Nuestros futbolistas probaron que también somos dignos y serios y bravos como ellos.

Colombia sabe perder: cómo no va a saberlo. Pero perder duele un poco menos, que un poco menos ya es mucho en estos casos, cuando es claro –como lo fue el martes pasado– que su equipo de fútbol se hace moler para ganar. Pobre Selección Colombia: le pedimos que demuestre al implacable mundo, por nosotros, el talento con el que respondemos a los estereotipos ganados a pulso, el coraje con el que solemos volver de la violencia, la devoción con la que superamos los desplantes de los gobiernos, la imaginación con la que hemos construido una sociedad a pesar del Estado. Y este martes, a pesar de los típicos reveses, y de los arbitrajes que lo ponen a uno paranoico, y de los equipos que parecen haber descubierto que para vencer a Colombia lo mejor es jugarle sucio, nuestros futbolistas probaron que también somos dignos y serios y bravos como ellos.
Con razón tantos mueren de un infarto, en pleno tiempo extra, con un “no” atragantado. Acá en mi barrio, que no es un mal resumen, la gente se salía por las ventanas y agitaba las banderas tricolores y gritaba “¡vamos, mi selección!” como con ganas de lanzarse al abismo. Y en el estadio Spartak, de Moscú, el arquero David Ospina trataba en vano de taparle al goleador del campeonato un balonazo de pena máxima, el lesionado James Rodríguez celebraba el golazo de Yerry Mina con los dientes apretados –un hincha más desde las graderías– porque su Colombia había sido capaz de empatarle el partido a la oscurecida Inglaterra, y el técnico José Pékerman, el viejo sereno que una vez más ha callado a los insufribles profes del fútbol, se tapaba los ojos para evitarse el horror de los penaltis que acabaron eliminando a su equipo.
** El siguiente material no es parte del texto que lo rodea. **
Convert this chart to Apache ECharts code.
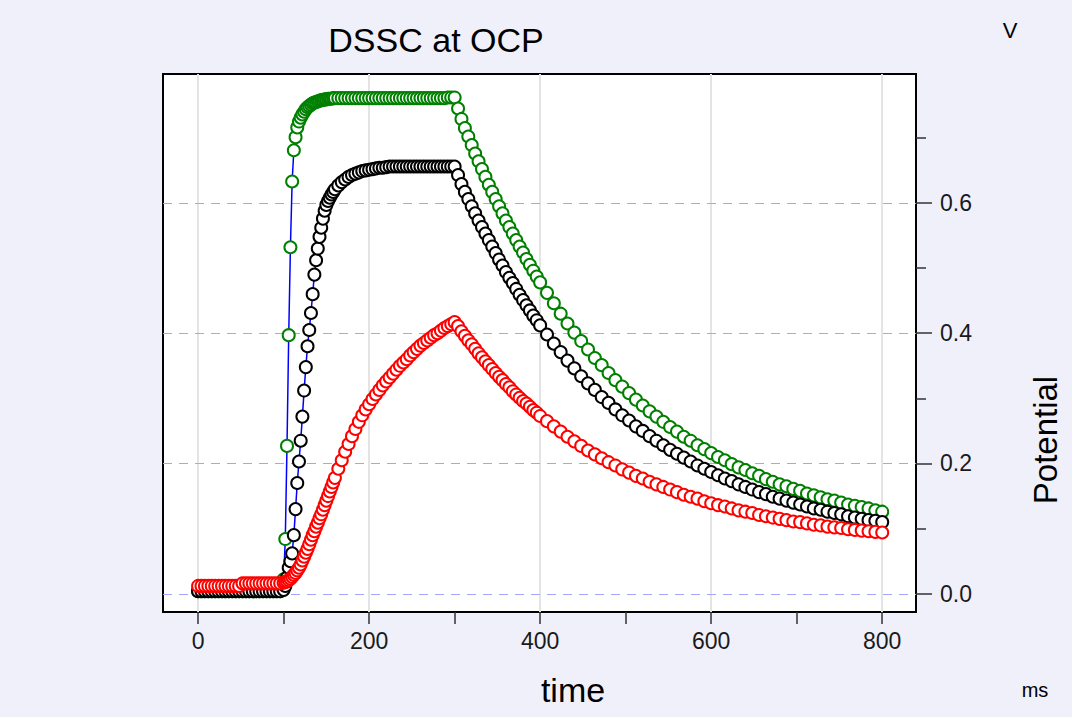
<!DOCTYPE html>
<html>
<head>
<meta charset="utf-8">
<script src="https://cdn.jsdelivr.net/npm/echarts@6/dist/echarts.min.js"></script>
<style>
html,body{margin:0;padding:0;background:#f0f0fb;}
#chart{width:1072px;height:717px;}
</style>
</head>
<body>
<div id="chart"></div>
<script>
// time (ms)
const time = [0,4,8,12,16,20,24,28,32,36,40,44,48,52,56,60,64,68,72,76,80,84,88,92,96,
100,102,104,106,108,110,112,114,116,118,120,122,124,126,128,130,132,134,136,138,140,142,144,146,148,150,152,154,156,158,
160,164,168,172,176,180,184,188,192,196,200,204,208,212,216,220,224,228,232,236,240,244,248,252,256,260,264,268,272,276,280,284,288,292,296,
300,304,308,312,316,320,324,328,332,336,340,344,348,352,356,360,364,368,372,376,380,384,388,392,396,
400,408,416,424,432,440,448,456,464,472,480,488,496,504,512,520,528,536,544,552,560,568,576,584,592,600,608,616,624,632,640,648,656,664,672,680,688,696,704,712,720,728,736,744,752,760,768,776,784,792,800];

// green series potential (V)
const greenV = [0.004,0.004,0.004,0.004,0.004,0.004,0.004,0.004,0.004,0.004,0.004,0.004,0.004,0.004,0.004,0.004,0.004,0.004,0.004,0.004,0.004,0.004,0.004,0.004,0.004,
0.022,0.084,0.227,0.397,0.532,0.633,0.681,0.701,0.716,0.725,0.731,0.736,0.740,0.744,0.747,0.749,0.751,0.753,0.754,0.755,0.756,0.757,0.758,0.758,0.759,0.759,0.760,0.760,0.760,0.761,
0.761,0.761,0.761,0.761,0.761,0.761,0.761,0.761,0.761,0.761,0.761,0.761,0.761,0.761,0.761,0.761,0.761,0.761,0.761,0.761,0.761,0.761,0.761,0.761,0.761,0.761,0.761,0.761,0.761,0.761,0.761,0.761,0.761,0.762,0.762,
0.762,0.745,0.729,0.715,0.702,0.689,0.676,0.664,0.652,0.640,0.628,0.617,0.606,0.595,0.584,0.573,0.563,0.553,0.543,0.533,0.524,0.514,0.505,0.496,0.487,
0.478,0.462,0.446,0.430,0.415,0.401,0.388,0.375,0.362,0.351,0.339,0.328,0.318,0.308,0.298,0.289,0.280,0.272,0.264,0.256,0.249,0.241,0.235,0.228,0.222,0.216,0.210,0.205,0.199,0.194,0.190,0.185,0.181,0.176,0.172,0.168,0.165,0.161,0.158,0.154,0.151,0.148,0.145,0.143,0.140,0.137,0.135,0.133,0.131,0.128,0.126];

// black series potential (V)
const blackV = [0.004,0.004,0.004,0.004,0.004,0.004,0.004,0.004,0.004,0.004,0.004,0.004,0.004,0.004,0.004,0.004,0.004,0.004,0.004,0.004,0.004,0.004,0.004,0.004,0.004,
0.006,0.012,0.025,0.040,0.050,0.062,0.090,0.130,0.170,0.203,0.235,0.272,0.312,0.348,0.380,0.405,0.431,0.460,0.490,0.512,0.530,0.548,0.562,0.576,0.588,0.597,0.603,0.608,0.613,0.617,
0.621,0.627,0.632,0.636,0.640,0.643,0.645,0.647,0.649,0.650,0.651,0.652,0.653,0.654,0.654,0.655,0.656,0.656,0.656,0.656,0.656,0.656,0.656,0.656,0.656,0.656,0.656,0.656,0.656,0.656,0.656,0.656,0.656,0.656,0.656,
0.656,0.643,0.629,0.617,0.606,0.595,0.584,0.573,0.563,0.553,0.543,0.533,0.523,0.513,0.504,0.494,0.485,0.477,0.468,0.459,0.451,0.443,0.435,0.427,0.420,
0.412,0.398,0.384,0.371,0.358,0.346,0.334,0.323,0.313,0.302,0.293,0.283,0.274,0.266,0.257,0.250,0.242,0.235,0.228,0.221,0.215,0.209,0.203,0.197,0.192,0.187,0.182,0.177,0.173,0.168,0.164,0.160,0.156,0.153,0.149,0.146,0.143,0.140,0.137,0.134,0.131,0.129,0.126,0.124,0.122,0.119,0.117,0.115,0.113,0.112,0.110];

// red series potential (V)
const redV = [0.012,0.012,0.012,0.012,0.012,0.012,0.012,0.012,0.012,0.012,0.012,0.012,0.012,0.016,0.016,0.016,0.016,0.016,0.016,0.016,0.016,0.016,0.016,0.016,0.016,
0.017,0.018,0.019,0.021,0.023,0.026,0.029,0.032,0.036,0.040,0.045,0.051,0.057,0.063,0.069,0.076,0.083,0.090,0.096,0.103,0.109,0.116,0.122,0.129,0.136,0.143,0.150,0.157,0.164,0.171,
0.178,0.192,0.205,0.218,0.230,0.242,0.253,0.264,0.274,0.283,0.291,0.299,0.306,0.313,0.320,0.326,0.332,0.338,0.344,0.350,0.355,0.360,0.366,0.371,0.376,0.381,0.385,0.389,0.393,0.397,0.400,0.404,0.408,0.411,0.414,
0.417,0.411,0.403,0.396,0.389,0.383,0.376,0.369,0.363,0.357,0.351,0.345,0.339,0.333,0.328,0.322,0.317,0.311,0.306,0.301,0.296,0.292,0.287,0.282,0.278,
0.273,0.265,0.257,0.249,0.241,0.234,0.227,0.220,0.214,0.208,0.202,0.197,0.191,0.186,0.181,0.177,0.172,0.168,0.164,0.160,0.156,0.152,0.149,0.146,0.142,0.139,0.136,0.134,0.131,0.128,0.126,0.124,0.121,0.119,0.117,0.115,0.113,0.111,0.110,0.108,0.106,0.105,0.103,0.102,0.101,0.099,0.098,0.097,0.096,0.095,0.094];

// axis ticks / labels
const xMajor = [0,200,400,600,800];
const xMinor = [100,300,500,700];
const yMajor = [0,0.2,0.4,0.6];
const yMinor = [0.1,0.3,0.5,0.7];

const FONT = '"Liberation Sans", Arial, sans-serif';
const chart = echarts.init(document.getElementById('chart'), null, {renderer:'svg'});

function mk(vals){ return time.map((t,i)=>[t, vals[i]]); }
function series(name, vals, color){
  return {
    name, type:'line', data: mk(vals), xAxisIndex:0, yAxisIndex:0, z:3,
    symbol:'circle', symbolSize:12, showAllSymbol:true,
    lineStyle:{color:'#0000ff', width:1.5},
    itemStyle:{color:'#ffffff', borderColor:color, borderWidth:2},
    emphasis:{disabled:true}, animation:false
  };
}

const xCommon = {type:'value', min:-41, max:839.5, position:'bottom', axisLine:{show:false, onZero:false}};
const yCommon = {type:'value', min:-0.028, max:0.798, position:'right', axisLine:{show:false, onZero:false}};
const tickStyle = {color:'#333', width:1.5};

chart.setOption({
  backgroundColor:'#f0f0fb',
  animation:false,
  grid:{left:163, right:156, top:74, bottom:105, show:true, backgroundColor:'#ffffff', borderColor:'#000000', borderWidth:2},
  xAxis:[
    Object.assign({}, xCommon, {
      axisTick:{show:true, customValues:xMajor, length:12, lineStyle:tickStyle},
      axisLabel:{show:true, customValues:xMajor, margin:17, fontSize:23, color:'#1a1a1a', fontFamily:FONT},
      splitLine:{show:true, lineStyle:{color:'#e4e4e4', width:2, type:'solid'}}
    }),
    Object.assign({}, xCommon, {
      axisTick:{show:true, customValues:xMinor, length:12, lineStyle:tickStyle},
      axisLabel:{show:false},
      splitLine:{show:false}
    })
  ],
  yAxis:[
    Object.assign({}, yCommon, {
      axisTick:{show:true, customValues:yMajor, length:16, lineStyle:tickStyle},
      axisLabel:{show:true, customValues:yMajor, margin:24, fontSize:23, color:'#1a1a1a', fontFamily:FONT,
        formatter:(v)=>Number(v).toFixed(1)},
      splitLine:{show:false}
    }),
    Object.assign({}, yCommon, {
      axisTick:{show:true, customValues:yMinor, length:10, lineStyle:tickStyle},
      axisLabel:{show:false},
      splitLine:{show:false}
    })
  ],
  series:[
    {
      name:'grid', type:'line', data:[], xAxisIndex:0, yAxisIndex:0, z:1, silent:true,
      markLine:{
        silent:true, z:1, symbol:['none','none'], label:{show:false}, animation:false,
        lineStyle:{color:'#a4a4fa', width:1, type:[9,7]},
        emphasis:{disabled:true},
        data: yMajor.map(v=>({yAxis:v}))
      }
    },
    series('green', greenV, '#008000'),
    series('black', blackV, '#000000'),
    series('red', redV, '#ff0000')
  ],
  graphic:[
    {type:'text', x:436, y:40, style:{text:'DSSC at OCP', font:'34px '+FONT, fill:'#000', textAlign:'center', textVerticalAlign:'middle', align:'center', verticalAlign:'middle'}},
    {type:'text', x:1010, y:30, style:{text:'V', font:'22px '+FONT, fill:'#000', textAlign:'center', textVerticalAlign:'middle', align:'center', verticalAlign:'middle'}},
    {type:'text', x:573, y:690, style:{text:'time', font:'34px '+FONT, fill:'#000', textAlign:'center', textVerticalAlign:'middle', align:'center', verticalAlign:'middle'}},
    {type:'text', x:1035, y:690, style:{text:'ms', font:'20px '+FONT, fill:'#000', textAlign:'center', textVerticalAlign:'middle', align:'center', verticalAlign:'middle'}},
    {type:'text', x:1045, y:440, rotation:Math.PI/2, style:{text:'Potential', font:'33px '+FONT, fill:'#000', textAlign:'center', textVerticalAlign:'middle', align:'center', verticalAlign:'middle'}}
  ]
});
</script>
</body>
</html>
Para resumir, el fútbol ya no nos impide ver que la democracia es un partido de fondo que nunca termina.

Y al final, a pesar de una derrota plagada de adjetivos, la Selección estuvo a la altura de su hinchada y la hinchada estuvo a la altura de su Selección.
En este Mundial también salió a la luz el lado sombrío de esta cultura. El Gobierno se declaró indignado tanto por los peores ejemplos de nuestra sociedad como por los extranjeros que no soportan la tentación de burlarse de ellos. Hubo ocho muertos en las 3.895 riñas que siguieron al triunfo de Colombia contra Polonia. Y, como conmemorando el asesinato inverosímil de Andrés Escobar, un par de cretinos amenazaron a los dos jugadores colombianos que fallaron los penaltis. Pero, para no ser más el país que vio fútbol mientras se incendiaba el Palacio de Justicia, ciertas voces claras siguieron cuestionando la transparencia de los negocios multimillonarios de la Federación Colombiana de Fútbol, de la Dimayor, de la Selección. Y varios aguafiestas lúcidos se dedicaron al oficio de subrayar las malas noticias de cada día.
Que en la zona rural de Tumaco, muy cerca del lugar donde hallaron los restos de los periodistas del diario El Comercio, se encontraron los cadáveres de una pareja de ecuatorianos que había sido secuestrada en abril. Que el concejal Gabriel Correa, de Buenos Aires, Cauca, fue asesinado “por un grupo armado” a unos pasos de su casa. Que en el sitiado municipio de Argelia, sur del Cauca, fueron asesinadas siete personas relacionadas con las Farc. Que en Puerto Rico, en Caquetá, fue capturado “con fines de extradición” otro antiguo jefe de esa guerrilla. Que en los pasillos del Consejo Nacional Electoral se sobrevivió a una sospechosa presión, como de vengadores que quieren una oposición a su medida, para quitarles a 540.000 ciudadanos su noble representante en el Senado: Antanas Mockus.
Que, para resumir, el fútbol ya no nos impide ver que la democracia es un partido de fondo que nunca termina. Y que la Selección nos representa a todos porque es una bella suma de sobrevivientes que han escapado por poco de nuestra violencia.